Once your new budget is ready to go, start the new month with brand new budget expectations. This is also where your credit card comes in. Instead of using cash or debit, you'll start putting all of your purchases on your credit card.

Then, at least once per week, you can log in to see where you stand with your new budget. How much have you spent on groceries so far? How much have you spent on entertainment? And more importantly, how much do you have left?

Pay your balance in full at least once or twice per month to stay on track and avoid paying interest. If you find yourself regularly cheating on your budget, one option that can keep you honest is to ask your card issuer to lower your credit limit to the amount you intend to charge each month. So if you've budgeted $1,200 for food, gas, entertainment, Internet, and cell phone -- all expenses you can charge -- lowering your credit limit to $1,200 can force you to stay within your budget.

Should you use credit cards as a budgeting tool?

No matter what, budgeting can be a messy endeavor -- especially at first. It usually takes some time to figure out your biggest challenges and weaknesses, but only then can you create a plan of attack. In this case, what you don't know can hurt you.

Credit cards can be a valuable tool if you want to create a budget that works, keep an ongoing record of your spending, and earn rewards in the process -- but only if you are capable of using cards responsibly.

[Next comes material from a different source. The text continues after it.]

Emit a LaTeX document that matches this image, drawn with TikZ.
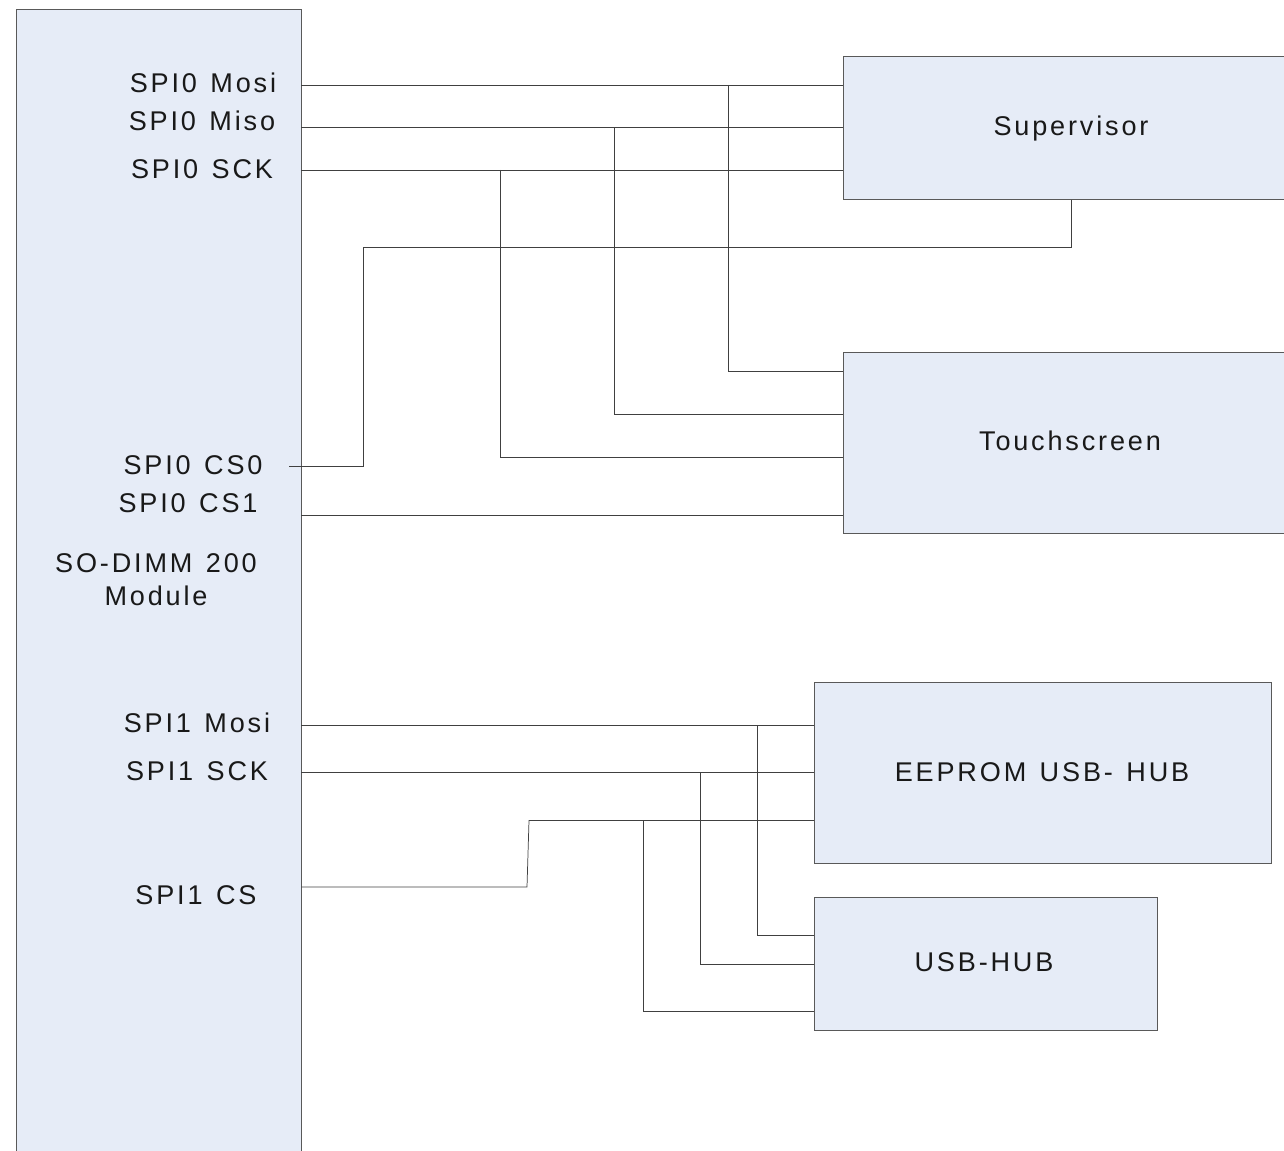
\documentclass[tikz,border=0pt]{standalone}
\usepackage{fontspec}
\setmainfont{Liberation Sans}
\newfontfamily\labfont[LetterSpace=10.5,WordSpace=1.3]{Liberation Sans}
\definecolor{boxfill}{RGB}{230,236,247}
\tikzset{
  x=0.02cm,y=-0.02cm,
  blockbox/.style={draw=black!65,fill=boxfill,line width=0.45pt,inner sep=0pt},
  wire/.style={draw=black!75,line width=0.42pt,line join=miter},
  lab/.style={inner sep=0pt,anchor=base,text=black!90,font=\labfont\fontsize{15.4}{18}\selectfont},
}
\begin{document}
\begin{tikzpicture}
\useasboundingbox (0,0) rectangle (1284,1151);
% blocks
\node[blockbox,minimum width=5.7cm,minimum height=23.02cm] (module) at (158.5,584.4) {};
\node[blockbox,minimum width=9.14cm,minimum height=2.86cm] (sup) at (1071.5,127.9) {};
\node[blockbox,minimum width=9.14cm,minimum height=3.62cm] (touch) at (1071.5,442.9) {};
\node[blockbox,minimum width=9.14cm,minimum height=3.62cm] (eeprom) at (1042.9,772.9) {};
\node[blockbox,minimum width=6.86cm,minimum height=2.66cm] (usb) at (985.9,963.9) {};
% labels
\node[lab] (lsup) at (1071,136) {Supervisor};
\node[lab] (ltouch) at (1070,451) {Touchscreen};
\node[lab] (leeprom) at (1042,781) {EEPROM USB- HUB};
\node[lab] (lusb) at (984,971) {USB-HUB};
\node[lab] (l0mosi) at (203,93) {SPI0 Mosi};
\node[lab] (l0miso) at (202,131) {SPI0 Miso};
\node[lab] (l0sck) at (202,179) {SPI0 SCK};
\node[lab] (l0cs0) at (193,475) {SPI0 CS0};
\node[lab] (l0cs1) at (188,513) {SPI0 CS1};
\node[lab] (lmod1) at (156,573) {SO-DIMM 200};
\node[lab] (lmod2) at (156,605) {Module};
\node[lab] (l1mosi) at (197,732) {SPI1 Mosi};
\node[lab] (l1sck) at (197,780) {SPI1 SCK};
\node[lab] (l1cs) at (196,904) {SPI1 CS};
% ports on the module
\coordinate (pmosi) at (module.east |- 0,85);
\coordinate (pmiso) at (module.east |- 0,127.7);
\coordinate (psck) at (module.east |- 0,170);
\coordinate (pcs0) at (289,466.5);
\coordinate (pcs1) at (module.east |- 0,515);
\coordinate (qmosi) at (module.east |- 0,725);
\coordinate (qsck) at (module.east |- 0,772);
\coordinate (qcs) at (module.east |- 0,887);
% SPI0 to Supervisor, with branches to Touchscreen
\draw[wire] (pmosi) -- (sup.west |- pmosi);
\draw[wire] (pmiso) -- (sup.west |- pmiso);
\draw[wire] (psck) -- (sup.west |- psck);
\coordinate (jmosi) at (728,85);
\coordinate (jmiso) at (614,127.7);
\coordinate (jsck) at (500,170);
\coordinate (tmosi) at (touch.west |- 0,371);
\coordinate (tmiso) at (touch.west |- 0,414.3);
\coordinate (tsck) at (touch.west |- 0,457);
\draw[wire] (jmosi) |- (tmosi);
\draw[wire] (jmiso) |- (tmiso);
\draw[wire] (jsck) |- (tsck);
% chip selects
\coordinate (csup) at (1071,247);
\coordinate (cmid) at (363,247);
\coordinate (cdrop) at (363,466.5);
\draw[wire] (sup.south -| csup) -- (csup) -- (cmid) -- (cdrop) -- (pcs0);
\draw[wire] (pcs1) -- (touch.west |- pcs1);
% SPI1 to EEPROM, with branches to USB-HUB
\draw[wire] (qmosi) -- (eeprom.west |- qmosi);
\draw[wire] (qsck) -- (eeprom.west |- qsck);
\coordinate (kmosi) at (757,725);
\coordinate (ksck) at (700,772);
\coordinate (kcs) at (643,820.5);
\coordinate (umosi) at (usb.west |- 0,935);
\coordinate (usck) at (usb.west |- 0,964);
\coordinate (ucs) at (usb.west |- 0,1011);
\draw[wire] (kmosi) |- (umosi);
\draw[wire] (ksck) |- (usck);
\draw[wire] (kcs) |- (ucs);
\coordinate (bend1) at (527,887);
\coordinate (bend2) at (529,820.5);
\draw[wire] (qcs) -- (bend1) -- (bend2) -- (eeprom.west |- bend2);
\end{tikzpicture}
\end{document}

And that's the key: responsible use. Paying your bill in full each month, checking up on your spending periodically, and not using credit as an excuse to overspend is all part of using credit responsibly.

Everyone can benefit from being more aware of their spending -- by creating a budget and tracking their purchases. Using credit cards linked to online tools is one of the fastest ways to get you the most relevant data on your spending and savings.

Sometimes being aware and cognizant of where your money is going is all it takes to help you make meaningful changes in your financial behavior. So any budget method that raises your awareness of your spending habits is worth the effort.